Madrid, 21 de febrero de 2024
Hace unos años, durante una conversación con un indígena aimara en el Altiplano boliviano, hablamos sobre los diferentes idiomas que manejaba en su vida diaria. Tras sus explicaciones, un tanto confusas, le pregunté si el aimara era su lengua materna y me respondió «No, Señora, no hablo lengua materna».
¿A qué nos referimos realmente cuando hablamos de «lengua materna»? Según diferentes fuentes, el término latín de «lingua materna» se empezó a utilizar en el siglo XII para diferenciarlo del latín, la lengua culta de aquel entonces. La lengua materna era la que se transmitía por el contacto con la madre sin procesos de aprendizaje. Muchos siglos más tarde, la ciencia ha investigado el papel de la madre en la transmisión de una lengua a sus hijos. Se ha demostrado que la lengua de la madre es la que percibe con mayor intensidad un feto a partir de la semana 23 de gestación, y que los recién nacidos ya saben distinguir entre la lengua materna y otras lenguas. Un niño, incluso antes de empezar a hablar, aprende a pensar y a estructurar sus pensamientos en esa lengua, lo que influye en el desarrollo de conexiones axonales de la sustancia blanca en el cerebro que se adaptan a las estructuras y dificultades de la lengua materna.
Sin embargo, ni siquiera el propio término de «lengua materna» es común para todos. Aunque en la mayoría de los idiomas, por muy diferentes que sean, se mantiene la noción de «lengua de la madre»: langue maternelle (francés), Muttersprache (alemán), anyanyelv (húngaro), ama-hizkuntza (euskera), اللغة الأم (árabe), שפת אם (hebreo), 母语 (chino), زبان مادری (farsi), también hay excepciones. Por ejemplo, en polaco se utiliza «język ojczysty» que significa literalmente «lengua paterna», en búlgaro роден език («lengua de origen») o en japonés 国語 («idioma del país»), por mencionar solo algunas.
Si trasladamos esos aspectos al campo de la lingüística, nos encontramos con la teoría de Wilhelm von Humboldt según la cual «el lenguaje es el órgano formador del pensamiento». Por lo tanto, nuestra identidad individual se vería marcada por nuestra lengua (materna) ya que transmite una «cosmovisión particular». Para el lingüista americano Noam Chomsky, el «órgano del lenguaje» se adapta a la estructura de nuestra lengua materna, lo que explicaría, por ejemplo, que niños sordos puedan aprender un idioma.

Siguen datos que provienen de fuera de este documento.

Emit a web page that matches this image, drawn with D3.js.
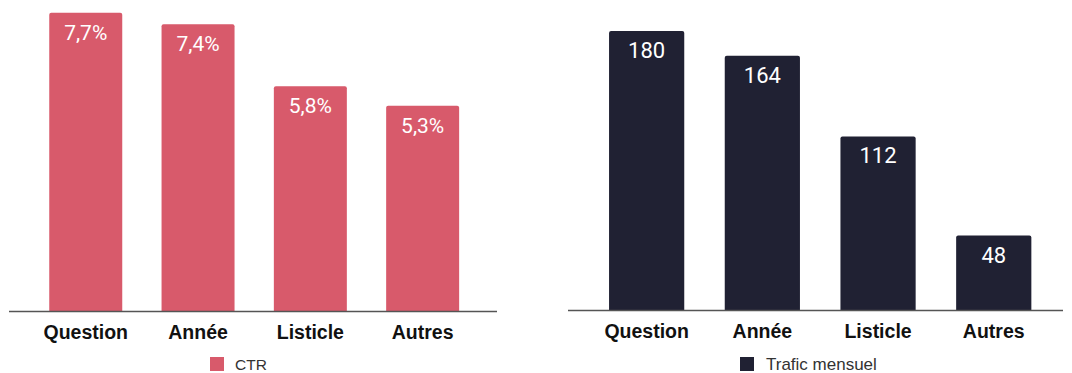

En la actualidad, las diferentes lenguas (maternas) o identidades lingüísticas han de convivir con el inglés como lengua universal y, al mismo tiempo, muchas de ellas han de luchar por su supervivencia frente a las lenguas nacionales u oficiales. Según la ONU, cada dos semanas desaparece una lengua en el mundo. Y con ello, una identidad y una cultura. Existen también muchos ejemplos en los que las madres (y padres) han preferido no hablar ni transmitir a sus hijos su lengua materna por temor a discriminación o exclusión social.
Actualmente hay un debate sobre la conveniencia de seguir hablando de «lengua materna» ya que, por un lado, puede parecer anticuado y, por el otro, existen cada vez más modelos de multilingüismo en los que dominan las lenguas del entorno, en detrimento de la lengua de la madre propiamente dicha. Por ello, ya se utiliza desde hace varios años el término de primera lengua (L1).
Nuestra misión como intérpretes es facilitar el entendimiento entre personas de diferentes lenguas, culturas e identidades. Defendemos la diversidad lingüística y cultural en un mundo cada vez más globalizado, haciendo posible, con ello, aquella frase de Nelson Mandela: «Si hablas a una persona en una lengua que entiende, las palabras irán a su cabeza. Si le hablas en su propia lengua, las palabras irán a su corazón».